▶ [Raw data]:
— START —
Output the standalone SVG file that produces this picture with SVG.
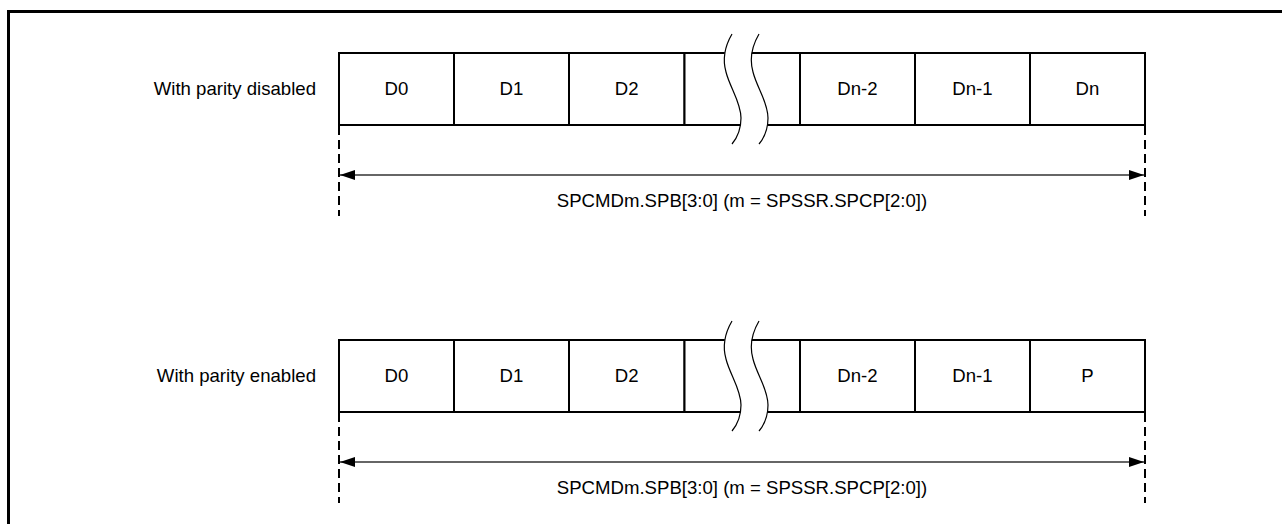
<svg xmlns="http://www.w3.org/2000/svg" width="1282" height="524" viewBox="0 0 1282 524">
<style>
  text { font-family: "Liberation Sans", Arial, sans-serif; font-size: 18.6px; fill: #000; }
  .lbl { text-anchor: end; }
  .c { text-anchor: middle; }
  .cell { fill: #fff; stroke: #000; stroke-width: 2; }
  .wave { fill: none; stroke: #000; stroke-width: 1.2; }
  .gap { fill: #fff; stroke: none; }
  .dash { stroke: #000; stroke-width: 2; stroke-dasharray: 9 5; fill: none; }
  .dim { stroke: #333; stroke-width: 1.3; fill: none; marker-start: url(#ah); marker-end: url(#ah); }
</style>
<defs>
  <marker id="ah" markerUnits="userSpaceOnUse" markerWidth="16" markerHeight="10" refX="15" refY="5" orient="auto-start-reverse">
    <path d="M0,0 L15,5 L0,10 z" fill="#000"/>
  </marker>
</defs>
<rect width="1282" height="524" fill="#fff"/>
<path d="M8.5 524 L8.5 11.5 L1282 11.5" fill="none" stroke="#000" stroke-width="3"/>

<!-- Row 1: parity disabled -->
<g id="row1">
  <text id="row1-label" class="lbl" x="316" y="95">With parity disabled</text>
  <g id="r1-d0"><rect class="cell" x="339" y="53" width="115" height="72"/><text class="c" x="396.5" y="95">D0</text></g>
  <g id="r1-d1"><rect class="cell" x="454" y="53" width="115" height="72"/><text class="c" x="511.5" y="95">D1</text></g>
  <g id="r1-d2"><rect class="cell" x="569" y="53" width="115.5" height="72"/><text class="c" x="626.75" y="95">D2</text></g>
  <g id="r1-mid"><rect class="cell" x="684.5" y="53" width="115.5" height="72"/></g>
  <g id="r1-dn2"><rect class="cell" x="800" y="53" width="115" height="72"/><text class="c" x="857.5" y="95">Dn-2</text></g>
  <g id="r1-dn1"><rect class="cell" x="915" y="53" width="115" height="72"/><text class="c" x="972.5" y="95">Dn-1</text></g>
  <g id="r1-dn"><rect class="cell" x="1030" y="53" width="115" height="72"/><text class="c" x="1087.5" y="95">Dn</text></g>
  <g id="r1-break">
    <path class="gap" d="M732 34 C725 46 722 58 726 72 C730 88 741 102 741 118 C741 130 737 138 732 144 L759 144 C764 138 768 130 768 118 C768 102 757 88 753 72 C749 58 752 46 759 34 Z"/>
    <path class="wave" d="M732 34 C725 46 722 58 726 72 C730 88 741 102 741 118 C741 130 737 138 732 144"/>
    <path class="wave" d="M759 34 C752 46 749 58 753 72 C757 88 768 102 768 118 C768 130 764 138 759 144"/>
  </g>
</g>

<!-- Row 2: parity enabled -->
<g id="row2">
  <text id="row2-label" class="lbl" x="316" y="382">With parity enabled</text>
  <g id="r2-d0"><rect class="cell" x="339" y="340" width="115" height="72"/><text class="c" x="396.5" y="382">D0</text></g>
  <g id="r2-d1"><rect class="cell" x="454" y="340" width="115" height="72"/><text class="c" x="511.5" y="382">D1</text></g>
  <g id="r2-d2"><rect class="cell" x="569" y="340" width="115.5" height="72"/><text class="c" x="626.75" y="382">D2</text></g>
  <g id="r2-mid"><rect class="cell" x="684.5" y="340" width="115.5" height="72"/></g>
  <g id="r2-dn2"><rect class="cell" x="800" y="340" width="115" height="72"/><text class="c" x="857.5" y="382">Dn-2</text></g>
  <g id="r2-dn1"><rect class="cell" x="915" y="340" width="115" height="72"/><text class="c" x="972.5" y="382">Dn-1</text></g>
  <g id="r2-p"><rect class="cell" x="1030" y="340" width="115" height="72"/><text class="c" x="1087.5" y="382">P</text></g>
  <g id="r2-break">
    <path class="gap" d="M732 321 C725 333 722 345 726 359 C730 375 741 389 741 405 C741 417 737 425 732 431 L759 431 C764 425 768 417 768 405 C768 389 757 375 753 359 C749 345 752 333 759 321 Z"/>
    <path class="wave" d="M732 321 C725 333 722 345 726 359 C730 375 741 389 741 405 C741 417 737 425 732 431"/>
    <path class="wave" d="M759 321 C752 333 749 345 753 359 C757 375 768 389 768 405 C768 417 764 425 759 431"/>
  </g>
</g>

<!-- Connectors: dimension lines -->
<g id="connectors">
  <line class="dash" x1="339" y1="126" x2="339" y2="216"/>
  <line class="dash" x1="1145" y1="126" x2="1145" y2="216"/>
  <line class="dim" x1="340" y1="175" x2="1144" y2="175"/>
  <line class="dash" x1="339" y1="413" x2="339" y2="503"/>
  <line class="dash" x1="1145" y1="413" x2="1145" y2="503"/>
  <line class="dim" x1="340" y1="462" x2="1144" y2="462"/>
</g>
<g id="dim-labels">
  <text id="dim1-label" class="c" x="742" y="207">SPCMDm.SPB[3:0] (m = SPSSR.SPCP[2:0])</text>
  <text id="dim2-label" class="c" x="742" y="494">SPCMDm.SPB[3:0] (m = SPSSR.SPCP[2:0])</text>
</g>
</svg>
— END —
Set down the material exactly, every line of it, except for the pictures.

Output the standalone SVG file that produces this picture with SVG.
<svg xmlns="http://www.w3.org/2000/svg" width="1282" height="524" viewBox="0 0 1282 524">
<style>
  text { font-family: "Liberation Sans", Arial, sans-serif; font-size: 18.6px; fill: #000; }
  .lbl { text-anchor: end; }
  .c { text-anchor: middle; }
  .cell { fill: #fff; stroke: #000; stroke-width: 2; }
  .wave { fill: none; stroke: #000; stroke-width: 1.2; }
  .gap { fill: #fff; stroke: none; }
  .dash { stroke: #000; stroke-width: 2; stroke-dasharray: 9 5; fill: none; }
  .dim { stroke: #333; stroke-width: 1.3; fill: none; marker-start: url(#ah); marker-end: url(#ah); }
</style>
<defs>
  <marker id="ah" markerUnits="userSpaceOnUse" markerWidth="16" markerHeight="10" refX="15" refY="5" orient="auto-start-reverse">
    <path d="M0,0 L15,5 L0,10 z" fill="#000"/>
  </marker>
</defs>
<rect width="1282" height="524" fill="#fff"/>
<path d="M8.5 524 L8.5 11.5 L1282 11.5" fill="none" stroke="#000" stroke-width="3"/>

<!-- Row 1: parity disabled -->
<g id="row1">
  <text id="row1-label" class="lbl" x="316" y="95">With parity disabled</text>
  <g id="r1-d0"><rect class="cell" x="339" y="53" width="115" height="72"/><text class="c" x="396.5" y="95">D0</text></g>
  <g id="r1-d1"><rect class="cell" x="454" y="53" width="115" height="72"/><text class="c" x="511.5" y="95">D1</text></g>
  <g id="r1-d2"><rect class="cell" x="569" y="53" width="115.5" height="72"/><text class="c" x="626.75" y="95">D2</text></g>
  <g id="r1-mid"><rect class="cell" x="684.5" y="53" width="115.5" height="72"/></g>
  <g id="r1-dn2"><rect class="cell" x="800" y="53" width="115" height="72"/><text class="c" x="857.5" y="95">Dn-2</text></g>
  <g id="r1-dn1"><rect class="cell" x="915" y="53" width="115" height="72"/><text class="c" x="972.5" y="95">Dn-1</text></g>
  <g id="r1-dn"><rect class="cell" x="1030" y="53" width="115" height="72"/><text class="c" x="1087.5" y="95">Dn</text></g>
  <g id="r1-break">
    <path class="gap" d="M732 34 C725 46 722 58 726 72 C730 88 741 102 741 118 C741 130 737 138 732 144 L759 144 C764 138 768 130 768 118 C768 102 757 88 753 72 C749 58 752 46 759 34 Z"/>
    <path class="wave" d="M732 34 C725 46 722 58 726 72 C730 88 741 102 741 118 C741 130 737 138 732 144"/>
    <path class="wave" d="M759 34 C752 46 749 58 753 72 C757 88 768 102 768 118 C768 130 764 138 759 144"/>
  </g>
</g>

<!-- Row 2: parity enabled -->
<g id="row2">
  <text id="row2-label" class="lbl" x="316" y="382">With parity enabled</text>
  <g id="r2-d0"><rect class="cell" x="339" y="340" width="115" height="72"/><text class="c" x="396.5" y="382">D0</text></g>
  <g id="r2-d1"><rect class="cell" x="454" y="340" width="115" height="72"/><text class="c" x="511.5" y="382">D1</text></g>
  <g id="r2-d2"><rect class="cell" x="569" y="340" width="115.5" height="72"/><text class="c" x="626.75" y="382">D2</text></g>
  <g id="r2-mid"><rect class="cell" x="684.5" y="340" width="115.5" height="72"/></g>
  <g id="r2-dn2"><rect class="cell" x="800" y="340" width="115" height="72"/><text class="c" x="857.5" y="382">Dn-2</text></g>
  <g id="r2-dn1"><rect class="cell" x="915" y="340" width="115" height="72"/><text class="c" x="972.5" y="382">Dn-1</text></g>
  <g id="r2-p"><rect class="cell" x="1030" y="340" width="115" height="72"/><text class="c" x="1087.5" y="382">P</text></g>
  <g id="r2-break">
    <path class="gap" d="M732 321 C725 333 722 345 726 359 C730 375 741 389 741 405 C741 417 737 425 732 431 L759 431 C764 425 768 417 768 405 C768 389 757 375 753 359 C749 345 752 333 759 321 Z"/>
    <path class="wave" d="M732 321 C725 333 722 345 726 359 C730 375 741 389 741 405 C741 417 737 425 732 431"/>
    <path class="wave" d="M759 321 C752 333 749 345 753 359 C757 375 768 389 768 405 C768 417 764 425 759 431"/>
  </g>
</g>

<!-- Connectors: dimension lines -->
<g id="connectors">
  <line class="dash" x1="339" y1="126" x2="339" y2="216"/>
  <line class="dash" x1="1145" y1="126" x2="1145" y2="216"/>
  <line class="dim" x1="340" y1="175" x2="1144" y2="175"/>
  <line class="dash" x1="339" y1="413" x2="339" y2="503"/>
  <line class="dash" x1="1145" y1="413" x2="1145" y2="503"/>
  <line class="dim" x1="340" y1="462" x2="1144" y2="462"/>
</g>
<g id="dim-labels">
  <text id="dim1-label" class="c" x="742" y="207">SPCMDm.SPB[3:0] (m = SPSSR.SPCP[2:0])</text>
  <text id="dim2-label" class="c" x="742" y="494">SPCMDm.SPB[3:0] (m = SPSSR.SPCP[2:0])</text>
</g>
</svg>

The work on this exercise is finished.